Some extremely basic questions can have a place here but many of the questions being asked in practice will never be relevant to anyone but the OP, and even OP might not care about the answer anymore tomorrow (think x/y problems, localized debugging questions, other brainfarts). Other questions have been asked literally thousands of times already in some variation and asking a new variant just shows that the person asking has neither a clue nor a willingness to google and no respect for other people's time either, e.g. Java NPE questions (almost all of them can be answered with "some object in your code is null and you try to do something with it, make sure the object is not-null before using it").
All that is to say, having friction for asking questions can be a good thing. IMO for basic questions, we need MORE friction, not less, because most new basic questions that hit the front page are not fit for inclusion in a knowledge repository.
I absolutely agree that “catering” by lowering standards isn’t the goal, and quality must remain priority.
That's great! Sadly you seem to have missed the last decade or so of SO history because throwing quality under the bus already happened, repeatedly, and was doubled down on. Looking at your account it seems you've only been here for a bit over two years so it's expected that you don't know the history, but that means you're missing 10+ years of context which I won't (and can't reasonably) summarize here. The company burned lots of goodwill and various other things such as the two most-respected CMs (Shog and John Ericson) in this time, and changed from a development and governance process that put community input front and center to a process that mostly treats the meta community as an afterthought and sometimes even as a hostile entity.

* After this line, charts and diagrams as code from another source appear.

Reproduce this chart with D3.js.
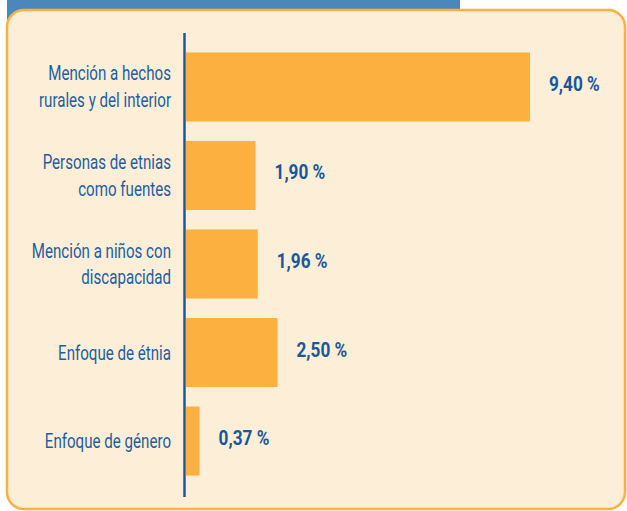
<!DOCTYPE html>
<meta charset="utf-8">
<style>
  body { margin: 0; background: #fff; }
  svg { display: block; }
  .cat { font-family: "Roboto"; font-size: 21px; fill: #1c5ea3; }
  .val { font-family: "Roboto"; font-weight: bold; font-size: 20px; fill: #17589c; }
</style>
<svg width="627" height="511"></svg>
<script src="https://d3js.org/d3.v7.min.js"></script>
<script>

var categories = [
  ["Mención a hechos", "rurales y del interior"],
  ["Personas de etnias", "como fuentes"],
  ["Mención a niños con", "discapacidad"],
  ["Enfoque de étnia"],
  ["Enfoque de género"]
];
var values = [9.40, 1.90, 1.96, 2.50, 0.37];
var valueLabels = ["9,40 %", "1,90 %", "1,96 %", "2,50 %", "0,37 %"];

var svg = d3.select("svg");

// blue band behind the panel
svg.append("rect")
  .attr("x", 7).attr("y", 0)
  .attr("width", 453).attr("height", 24)
  .attr("fill", "#4b87ba");

// cream panel
svg.append("rect")
  .attr("x", 7).attr("y", 10)
  .attr("width", 618).attr("height", 499)
  .attr("rx", 17).attr("ry", 17)
  .attr("fill", "#fdeed8")
  .attr("stroke", "#fbb040")
  .attr("stroke-width", 2.5);

var idx = d3.range(values.length);

var x = d3.scaleLinear()
  .domain([0, 9.40])
  .range([186, 530]);

var y = d3.scaleBand()
  .domain(idx)
  .range([42, 486])
  .paddingInner(0.22)
  .paddingOuter(0.118);

svg.selectAll(".bar")
  .data(idx)
  .enter().append("rect")
    .attr("class", "bar")
    .attr("x", x(0))
    .attr("y", function(i) { return y(i); })
    .attr("width", function(i) { return x(values[i]) - x(0); })
    .attr("height", y.bandwidth())
    .attr("fill", "#fcb040");

// axis line
svg.append("line")
  .attr("x1", 184.5).attr("x2", 184.5)
  .attr("y1", 33).attr("y2", 497)
  .attr("stroke", "#1f5799")
  .attr("stroke-width", 2.5);

// category labels, horizontally condensed
var sxCat = 0.72;
var cat = svg.selectAll(".catg")
  .data(idx)
  .enter().append("g")
    .attr("transform", function(i) {
      return "translate(171," + (y(i) + y.bandwidth() / 2) + ") scale(" + sxCat + ",1)";
    });

cat.each(function(i) {
  var lines = categories[i];
  var t = d3.select(this).append("text")
    .attr("class", "cat")
    .attr("text-anchor", "end");
  lines.forEach(function(l, k) {
    t.append("tspan")
      .attr("x", 0)
      .attr("y", 7 + (k - (lines.length - 1) / 2) * 27)
      .text(l);
  });
});

// value labels
var sxVal = 0.86;
svg.selectAll(".valg")
  .data(idx)
  .enter().append("g")
    .attr("transform", function(i) {
      return "translate(" + (x(values[i]) + 19) + "," + (y(i) + y.bandwidth() / 2 + 4) + ") scale(" + sxVal + ",1)";
    })
  .append("text")
    .attr("class", "val")
    .text(function(i) { return valueLabels[i]; });

</script>
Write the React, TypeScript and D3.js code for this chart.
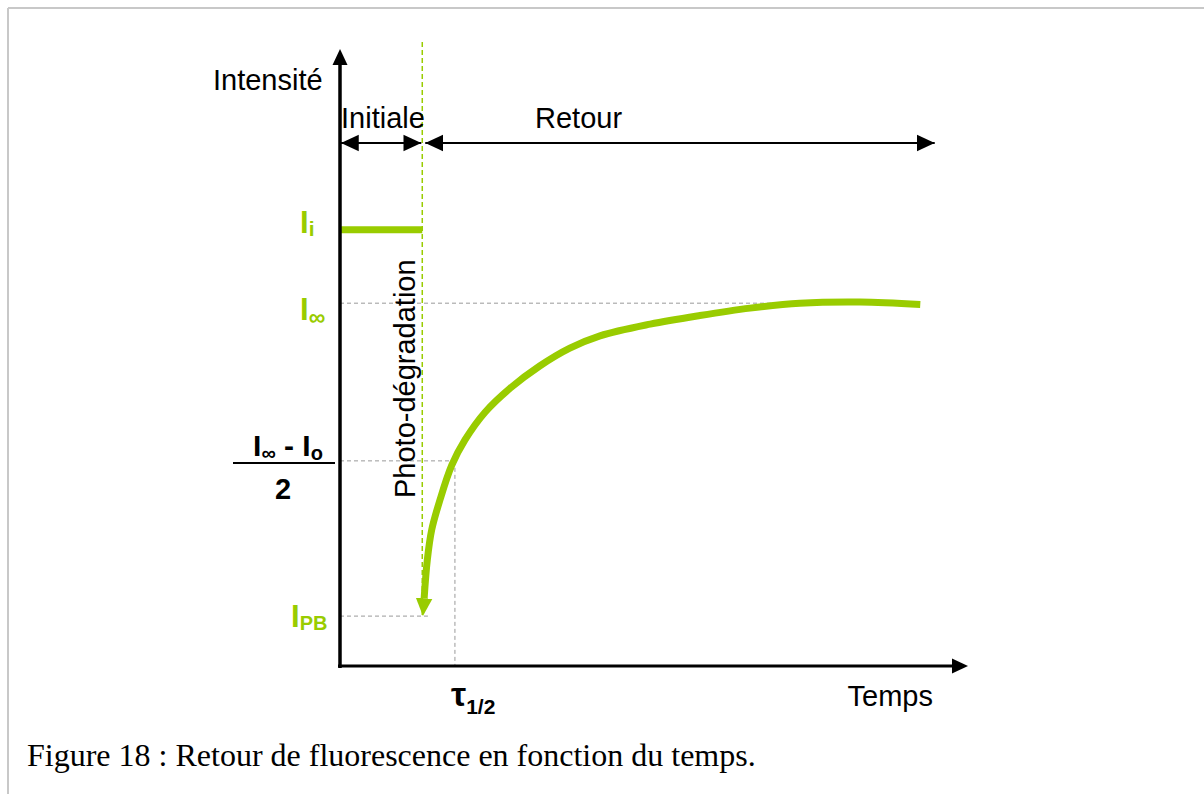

I guess overall this all boils down to different goals from the company and the community. Prosus bought SE for 1.8 billion dollars and of course they primarily care about getting a return on their investment, so they want more engagement, more ad impressions, change the ad policy to allow more obnoxious ads, push half-baked ideas like AI assistants or sponsored collectives, restrict the data dump to try to secure an "AI training data" revenue stream, and so on. Most of the community wants none of those things and at best tolerates them to some degree because they recognize the company needs to make money somewhere. So from that pov it's entirely expected that content quality is nowhere near the top of the priority list of upper management, even though that is probably short-sighted.